Scrubbing and Salad and Slapping...Oh, My!




In 2019, Dunaway was in Boston for the pre-Broadway tryout of "Tea at Five," a one-woman show about Katharine Hepburn that was to mark her triumphant return to Broadway. In the final days of the show's run, it was announced that Dunaway had been fired from the production for slapping a crew member and creating a "hostile" and "dangerous" backstage environment. In the weeks leading up to the slap that gave producers no choice but to fire Dunaway and close the production down, her increasingly bizarre behavior worried those involved with the production.

According to the New York Post, Dunaway threw things at crew members, demanded that theater staff get on their hands and knees and scrub her dressing room, and would refuse to allow anyone to look at her during rehearsals. And, yes, during a photo shoot for the show, someone handed her a salad and she threw it on the floor, saying that she was watching her weight and that it would be better on the floor. Like we said in the top, there's never a dull moment when Dunaway's involved!

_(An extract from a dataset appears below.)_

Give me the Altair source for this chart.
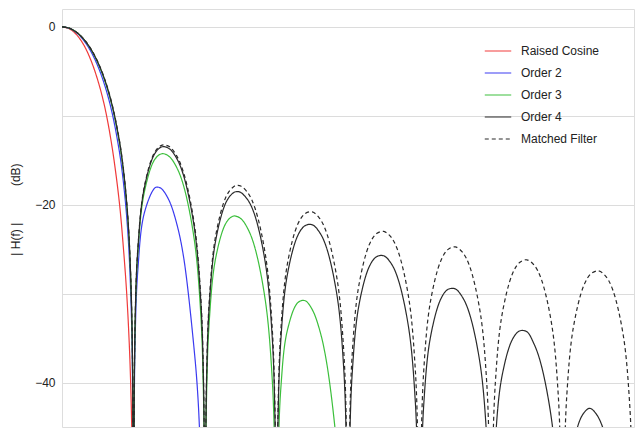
import altair as alt
import pandas as pd

# ---- data (frequency f, magnitude in dB) ----
SERIES = ["Raised Cosine", "Order 2", "Order 3", "Order 4", "Matched Filter"]
COLORS = ["#f03a3a", "#3a3af0", "#3cbf3c", "#2a2a2a", "#2a2a2a"]

rc_f = [0, 0.1, 0.2, 0.3, 0.4, 0.5, 0.6, 0.7, 0.8, 0.86, 0.905, 0.94, 0.96, 0.975, 1.0]
rc_db = [0, -0.21, -0.86, -1.98, -3.68, -6.0, -9.1, -13.5, -19.6, -25.0, -30.0, -35.5, -40.0, -45.0, -60]

o2_f = [0, 0.1, 0.2, 0.3, 0.4, 0.5, 0.6, 0.7, 0.8, 0.85, 0.9, 0.94, 0.98, 1.0,
        1.02, 1.06, 1.15, 1.3, 1.35, 1.4, 1.5, 1.6, 1.7, 1.85, 1.9, 1.94, 2.0]
o2_db = [0, -0.16, -0.65, -1.49, -2.72, -4.40, -6.64, -9.65, -13.91, -16.86, -20.90, -25.79, -35.84, -60,
         -36.38, -27.44, -20.98, -18.11, -18.04, -18.27, -19.57, -22.00, -25.86, -36.44, -41.5, -48.5, -60]

o3_f = [0, 0.1, 0.2, 0.3, 0.4, 0.5, 0.6, 0.7, 0.8, 0.85, 0.9, 0.94, 0.98, 1.0,
        1.02, 1.06, 1.15, 1.3, 1.4, 1.5, 1.6, 1.7, 1.85, 1.94, 1.98, 2.0,
        2.02, 2.06, 2.15, 2.3, 2.4, 2.5, 2.6, 2.7, 2.85, 2.94, 2.98, 3.0,
        3.02, 3.06, 3.15, 3.3, 3.4, 3.5, 3.6, 3.7, 3.85, 3.94]
o3_db = [0, -0.15, -0.60, -1.37, -2.49, -4.04, -6.11, -8.92, -12.92, -15.73, -19.61, -24.37, -34.27, -60,
         -34.66, -25.54, -18.66, -14.88, -14.27, -14.59, -15.75, -17.86, -23.93, -32.23, -42.00, -60,
         -42.26, -33.05, -25.97, -21.98, -21.28, -21.56, -22.73, -24.90, -31.13, -39.60, -49.45, -60,
         -49.81, -40.71, -34.2, -31.0, -30.8, -31.8, -34.0, -37.7, -47.8, -60]

o4_f = [0, 0.1, 0.2, 0.3, 0.4, 0.5, 0.6, 0.7, 0.8, 0.85, 0.9, 0.94, 0.98, 1.0,
        1.02, 1.06, 1.15, 1.3, 1.4, 1.5, 1.6, 1.7, 1.85, 1.94, 1.98, 2.0,
        2.02, 2.06, 2.15, 2.3, 2.4, 2.45, 2.5, 2.6, 2.7, 2.85, 2.94, 2.98, 3.0,
        3.02, 3.06, 3.15, 3.3, 3.4, 3.5, 3.6, 3.7, 3.85, 3.94, 3.98, 4.0,
        4.02, 4.06, 4.15, 4.3, 4.4, 4.5, 4.6, 4.7, 4.85, 4.94, 4.98, 5.0,
        5.02, 5.06, 5.15, 5.3, 5.4, 5.5, 5.6, 5.7, 5.85, 5.94, 5.98, 6.0,
        6.02, 6.06, 6.15, 6.3, 6.4, 6.5, 6.6, 6.7, 6.85, 6.94, 7.0,
        7.15, 7.21, 7.3, 7.38, 7.46, 7.56, 7.65, 8.0]
o4_db = [0, -0.15, -0.60, -1.36, -2.46, -3.97, -6.00, -8.76, -12.70, -15.48, -19.32, -24.04, -33.91, -60,
         -34.27, -25.11, -18.16, -14.23, -13.49, -13.70, -14.74, -16.72, -22.55, -30.70, -40.39, -60,
         -40.58, -31.28, -24.00, -19.64, -18.65, -18.53, -18.63, -19.48, -21.28, -26.87, -34.89, -44.53, -60,
         -44.67, -35.33, -27.95, -23.43, -22.36, -22.26, -23.08, -24.85, -30.40, -38.41, -48.04, -60,
         -48.18, -38.82, -31.44, -26.92, -25.85, -25.75, -26.56, -28.36, -33.94, -41.97, -51.61, -60,
         -51.75, -42.41, -35.05, -30.57, -29.52, -29.47, -30.39, -32.28, -38.03, -46.15, -55.83, -60,
         -56.02, -46.71, -39.45, -35.14, -34.20, -34.28, -35.63, -37.95, -44.35, -52.85, -60,
         -48.5, -45.0, -43.4, -42.9, -43.4, -45.0, -48.5, -60]

mf_f = [0, 0.1, 0.2, 0.3, 0.4, 0.5, 0.6, 0.7, 0.8, 0.85, 0.9, 0.94, 0.98, 1.0,
        1.02, 1.06, 1.15, 1.3, 1.4, 1.5, 1.6, 1.7, 1.85, 1.94, 1.98, 2.0,
        2.02, 2.06, 2.15, 2.3, 2.4, 2.45, 2.5, 2.6, 2.7, 2.85, 2.94, 2.98, 3.0,
        3.02, 3.06, 3.15, 3.3, 3.4, 3.5, 3.6, 3.7, 3.85, 3.94, 3.98, 4.0,
        4.02, 4.06, 4.15, 4.3, 4.4, 4.5, 4.6, 4.7, 4.85, 4.94, 4.98, 5.0,
        5.02, 5.06, 5.15, 5.3, 5.4, 5.5, 5.6, 5.7, 5.85, 5.94, 5.98, 6.0,
        6.02, 6.06, 6.15, 6.3, 6.4, 6.5, 6.6, 6.7, 6.85, 6.94, 6.98, 7.0,
        7.02, 7.06, 7.15, 7.3, 7.4, 7.5, 7.6, 7.7, 7.85, 7.94, 7.98, 8.0]
mf_db = [0, -0.14, -0.58, -1.33, -2.42, -3.92, -5.94, -8.69, -12.62, -15.39, -19.23, -23.95, -33.81, -60,
         -34.16, -25.00, -18.02, -14.06, -13.30, -13.47, -14.46, -16.39, -22.15, -30.25, -39.92, -60,
         -40.09, -30.77, -23.45, -19.02, -17.98, -17.83, -17.90, -18.68, -20.41, -25.90, -33.86, -43.47, -60,
         -43.58, -34.21, -26.77, -22.15, -21.01, -20.82, -21.51, -23.15, -28.51, -36.40, -45.98, -60,
         -46.07, -36.66, -29.16, -24.45, -23.25, -23.01, -23.63, -25.23, -30.52, -38.37, -47.93, -60,
         -48.00, -38.58, -31.04, -26.27, -25.03, -24.75, -25.34, -26.90, -32.15, -39.97, -49.52, -60,
         -49.58, -40.14, -32.58, -27.77, -26.50, -26.20, -26.77, -28.30, -33.52, -41.32, -50.86, -60,
         -50.91, -41.47, -33.89, -29.05, -27.76, -27.44, -28.00, -29.51, -34.70, -42.49, -52.02, -60]

Y_TICKS = [-40, -30, -20, -10, 0]

frames = []
for name, fs, dbs in [
    ("Raised Cosine", rc_f, rc_db),
    ("Order 2", o2_f, o2_db),
    ("Order 3", o3_f, o3_db),
    ("Order 4", o4_f, o4_db),
    ("Matched Filter", mf_f, mf_db),
]:
    frames.append(pd.DataFrame({"f": fs, "dB": dbs, "series": name}))
df = pd.concat(frames, ignore_index=True)

NB = "\u00a0"
y_title = "|" + NB + "H(f)" + NB + "|" + NB * 11 + "(dB)"

legend_opts = dict(
    title=None,
    orient="none",
    legendX=422,
    legendY=28,
    symbolType="stroke",
    symbolSize=700,
    symbolStrokeWidth=1.2,
    labelFont="Liberation Sans",
    labelFontSize=12,
    labelColor="#222222",
    labelOffset=9,
    rowPadding=2,
)

chart = (
    alt.Chart(df)
    .mark_line(clip=True, interpolate="catmull-rom", strokeWidth=1.2)
    .encode(
        x=alt.X("f:Q", scale=alt.Scale(domain=[0, 8], nice=False, zero=False), axis=None),
        y=alt.Y(
            "dB:Q",
            scale=alt.Scale(domain=[-45, 2], nice=False, zero=False),
            axis=alt.Axis(
                values=Y_TICKS,
                labelExpr="datum.value % 20 === 0 ? datum.label : ''",
                ticks=False,
                domain=False,
                grid=True,
                gridColor="#dcdcdc",
                gridWidth=1,
                labelPadding=7,
                labelFont="Liberation Sans",
                labelFontSize=12,
                labelColor="#222222",
                title=y_title,
                titleFont="Liberation Sans",
                titleFontSize=12,
                titleFontWeight="normal",
                titleColor="#222222",
                titleX=-47,
                titleY=200,
                titleAngle=270,
                titleAlign="center",
                titleBaseline="middle",
            ),
        ),
        color=alt.Color(
            "series:N",
            scale=alt.Scale(domain=SERIES, range=COLORS),
            legend=alt.Legend(**legend_opts),
        ),
        strokeDash=alt.StrokeDash(
            "series:N",
            scale=alt.Scale(domain=SERIES, range=[[1, 0], [1, 0], [1, 0], [1, 0], [4, 3]]),
            legend=alt.Legend(**legend_opts),
        ),
    )
    .properties(
        width=572,
        height=418,
        autosize=alt.AutoSizeParams(type="none"),
        padding={"left": 62, "top": 9, "right": 8, "bottom": 9},
    )
    .configure_view(stroke="#222233", strokeWidth=1.5)
    .configure(background="white")
)

chart.save("out.html", embed_options={"renderer": "svg", "actions": False})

"This is not the first time Dunaway has displayed erratic behavior in a show," the New York Post continued. "In the early 1990s she toured the country as Maria Callas in Terrence McNally's 'Master Class.' She showed up an hour late for many performances. She had bellhops rearrange her furniture in her hotel suites in the middle of night because she didn't like the 'flow' of the room. Once, a theater in St. Louis sent her a white limousine, and she reportedly had a fit because she hates white. She demanded a rental car from the hotel to get to the theater. The limo company sent a black car instead, but it was too late — Dunaway was racing to the theater, trailed by both the white limo and the black one."

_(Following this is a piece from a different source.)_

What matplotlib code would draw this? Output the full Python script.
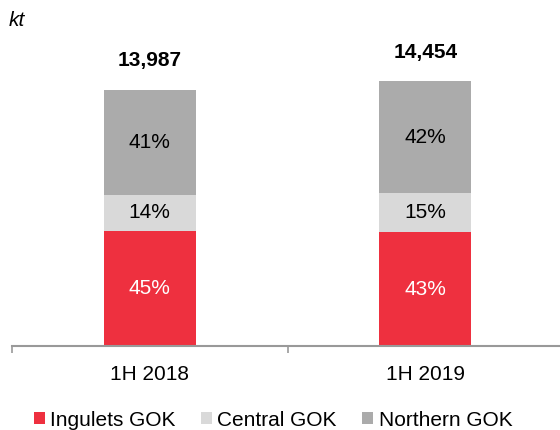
import numpy as np
import matplotlib
matplotlib.use('Agg')
import matplotlib.pyplot as plt

plt.rcParams['font.family'] = ['Liberation Sans', 'DejaVu Sans']

# data
periods = ['1H 2018', '1H 2019']
totals = [13987, 14454]
series = ['Ingulets GOK', 'Central GOK', 'Northern GOK']
shares = {
    'Ingulets GOK': [45, 43],
    'Central GOK': [14, 15],
    'Northern GOK': [41, 42],
}
colors = {'Ingulets GOK': '#EE303F', 'Central GOK': '#D9D9D9', 'Northern GOK': '#ABABAB'}
text_colors = {'Ingulets GOK': 'white', 'Central GOK': 'black', 'Northern GOK': 'black'}

fig = plt.figure(figsize=(5.6, 4.3), dpi=100)
ax = fig.add_axes([12 / 560, 1 - 346 / 430, 551 / 560, 306 / 430])

x = np.arange(len(periods))
totals_arr = np.array(totals, dtype=float)
bottom = np.zeros(len(periods))
for name in series:
    pct = np.array(shares[name], dtype=float)
    vals = totals_arr * pct / 100
    ax.bar(x, vals, 0.334, bottom=bottom, color=colors[name], label=name, zorder=2)
    for xi, b, v, p in zip(x, bottom, vals, pct):
        ax.text(xi, b + v / 2, f'{p:.0f}%', ha='center', va='center',
                fontsize=15, color=text_colors[name])
    bottom += vals

# totals above the bars
for xi, t in zip(x, totals):
    ax.annotate(f'{t:,}', (xi, t), xytext=(0, 21), textcoords='offset points',
                ha='center', va='center', fontsize=15, fontweight='bold')

ax.set_xlim(-0.5, 1.5)
ax.set_ylim(0, 306 / (256 / 13987))
ax.set_xticks(x)
ax.set_xticklabels(periods, fontsize=15)
ax.set_xticks([-0.5, 0.5, 1.5], minor=True)
ax.tick_params(axis='x', which='major', length=0, pad=14)
ax.tick_params(axis='x', which='minor', length=5, color='#999999', width=1.2)
ax.set_yticks([])
for s in ['top', 'right', 'left']:
    ax.spines[s].set_visible(False)
ax.spines['bottom'].set_color('#999999')
ax.spines['bottom'].set_linewidth(1.5)

fig.text(9 / 560, 1 - 20 / 430, 'kt', fontsize=15, style='italic', va='center', ha='left')

fig.legend(loc='center', bbox_to_anchor=(273 / 560, 1 - 420 / 430), ncol=3, frameon=False,
           fontsize=15, handlelength=0.55, handleheight=0.55, handletextpad=0.25,
           columnspacing=1.2, borderaxespad=0)

fig.savefig('out.png', dpi=100)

(Note: Few video artifacts exist about "Tea at Five" in Boston, but there was a preview video that featured playwright Matthew Lombardo, who addresses why Dunaway was such a good choice as Hepburn in his play.)

The Morning After




There are iconic photos of celebrities, and then there's Terry O'Neill's stunning photograph of Faye Dunaway the morning after she won her Best Actress Oscar for "Network" in 1977. Splayed out in silk and heels poolside at the Beverly Hills Hotel with that day's headlines strewn on the floor and her Oscar sitting on the table with a pot of tea, it shows a dazed Dunaway the morning after the biggest night of her life. O'Neill — who would later marry Dunaway and have a child with her — has said that what he wanted to capture with this photograph was not the superficial glitz that often accompanies Oscar night, but rather the dazed confusion of someone whose life has just changed overnight, someone who has just reached "the top of the tree." To this day, it remains one of the great Hollywood photos of all time. And with it, Dunaway remains one of the great Hollywood actresses of all time. Long may she reign.